╔══

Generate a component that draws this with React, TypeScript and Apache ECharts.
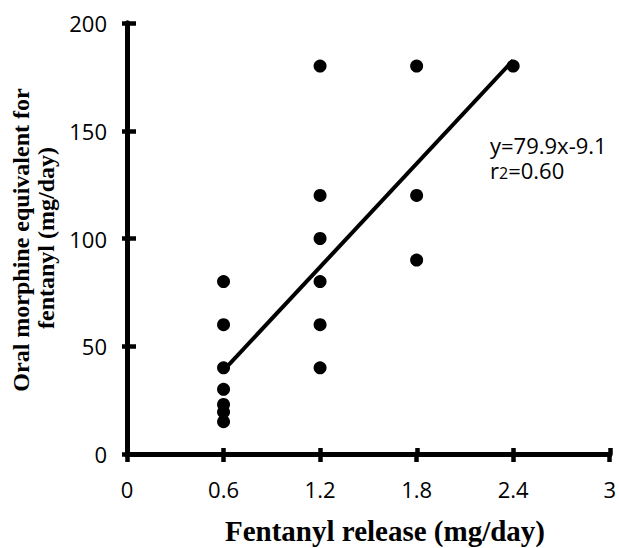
import React, { useEffect, useRef } from "react";
import * as echarts from "echarts";

const pointX = [0.6, 0.6, 0.6, 0.6, 0.6, 0.6, 0.6, 1.2, 1.2, 1.2, 1.2, 1.2, 1.2, 1.8, 1.8, 1.8, 2.4];
const pointY = [80, 60, 40, 30, 23, 19.5, 15, 180, 120, 100, 80, 60, 40, 180, 120, 90, 180];
const fitX = [0.6, 2.4];
const fitY = [38.8, 182.7];
const xTicks = [0, 0.6, 1.2, 1.8, 2.4, 3];
const yTicks = [0, 50, 100, 150, 200];
const equationText = "y=79.9x-9.1";
const rLabel = "r";
const rSub = "2";
const rValue = "=0.60";
const xTitle = "Fentanyl release (mg/day)";
const yTitle1 = "Oral morphine equivalent for";
const yTitle2 = "fentanyl (mg/day)";

const SANS = '"Open Sans", "Noto Sans", sans-serif';
const SERIF = '"Liberation Serif", "Times New Roman", serif';

export default function App() {
  const ref = useRef<HTMLDivElement>(null);
  useEffect(() => {
    if (!ref.current) return;
    const chart = echarts.init(ref.current, null, { renderer: "svg" });
    const grid = () => ({ left: 127, right: 9, top: 23, bottom: 94 });
    const axisLine = () => ({ show: true, lineStyle: { color: "#000", width: 5 } });
    const tick = (inside: boolean, length: number) => ({
      show: true, inside, length, lineStyle: { color: "#000", width: 4.5 },
    });
    const fmtX = (v: number) => {
      const r = Math.round(v * 10) / 10;
      return xTicks.includes(r) ? String(r) : "";
    };
    chart.setOption({
      animation: false,
      grid: [grid(), grid()],
      xAxis: [
        {
          type: "value", gridIndex: 0, min: 0, max: 3, interval: 0.6,
          axisLine: axisLine(), splitLine: { show: false },
          axisTick: tick(false, 8),
          axisLabel: { color: "#000", fontFamily: SANS, fontSize: 22, margin: 24, formatter: fmtX },
        },
        {
          type: "value", gridIndex: 1, min: 0, max: 3, interval: 0.6,
          axisLine: axisLine(), splitLine: { show: false },
          axisTick: tick(true, 6),
          axisLabel: { show: false },
        },
      ],
      yAxis: [
        {
          type: "value", gridIndex: 0, min: 0, max: 200, interval: 50,
          axisLine: axisLine(), splitLine: { show: false },
          axisTick: tick(false, 5),
          axisLabel: { color: "#000", fontFamily: SANS, fontSize: 22, margin: 20, formatter: (v: number) => (yTicks.includes(v) ? String(v) : "") },
        },
        {
          type: "value", gridIndex: 1, min: 0, max: 200, interval: 50,
          axisLine: axisLine(), splitLine: { show: false },
          axisTick: tick(true, 9),
          axisLabel: { show: false },
        },
      ],
      series: [
        {
          type: "scatter", xAxisIndex: 0, yAxisIndex: 0,
          data: pointX.map((x, i) => [x, pointY[i]]),
          symbol: "circle", symbolSize: 13,
          itemStyle: { color: "#000", opacity: 1 },
          z: 3,
        },
        {
          type: "line", xAxisIndex: 0, yAxisIndex: 0,
          data: fitX.map((x, i) => [x, fitY[i]]),
          showSymbol: false, symbol: "none",
          lineStyle: { color: "#000", width: 4 },
          z: 4,
        },
      ],
      graphic: [
        {
          type: "text", x: 490, y: 145,
          style: { text: equationText, font: `22px ${SANS}`, fill: "#000", textVerticalAlign: "middle" },
        },
        {
          type: "text", x: 490, y: 171,
          style: {
            text: `{a|${rLabel}}{b|${rSub}}{a|${rValue}}`,
            fill: "#000",
            textVerticalAlign: "middle",
            rich: {
              a: { fontFamily: SANS, fontSize: 22, lineHeight: 20, fill: "#000", verticalAlign: "bottom" },
              b: { fontFamily: SANS, fontSize: 16, lineHeight: 20, fill: "#000", verticalAlign: "bottom" },
            },
          },
        },
        {
          type: "text", x: 385, y: 531,
          style: { text: xTitle, font: `bold 29px ${SERIF}`, fill: "#000", textAlign: "center", textVerticalAlign: "middle" },
        },
        {
          type: "text", x: 21, y: 240, rotation: Math.PI / 2,
          style: { text: yTitle1, font: `bold 24px ${SERIF}`, fill: "#000", textAlign: "center", textVerticalAlign: "middle" },
        },
        {
          type: "text", x: 46, y: 238, rotation: Math.PI / 2,
          style: { text: yTitle2, font: `bold 24px ${SERIF}`, fill: "#000", textAlign: "center", textVerticalAlign: "middle" },
        },
      ],
    });
    return () => chart.dispose();
  }, []);
  return <div ref={ref} style={{ width: 619, height: 548, position: "absolute", left: 0, top: 0 }} />;
}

╚══

Exercise requirements
Go through the material and select each line with the string "React" in it.

Solution for this task
Generate a component that draws this with React, TypeScript and Apache ECharts.
import React, { useEffect, useRef } from "react";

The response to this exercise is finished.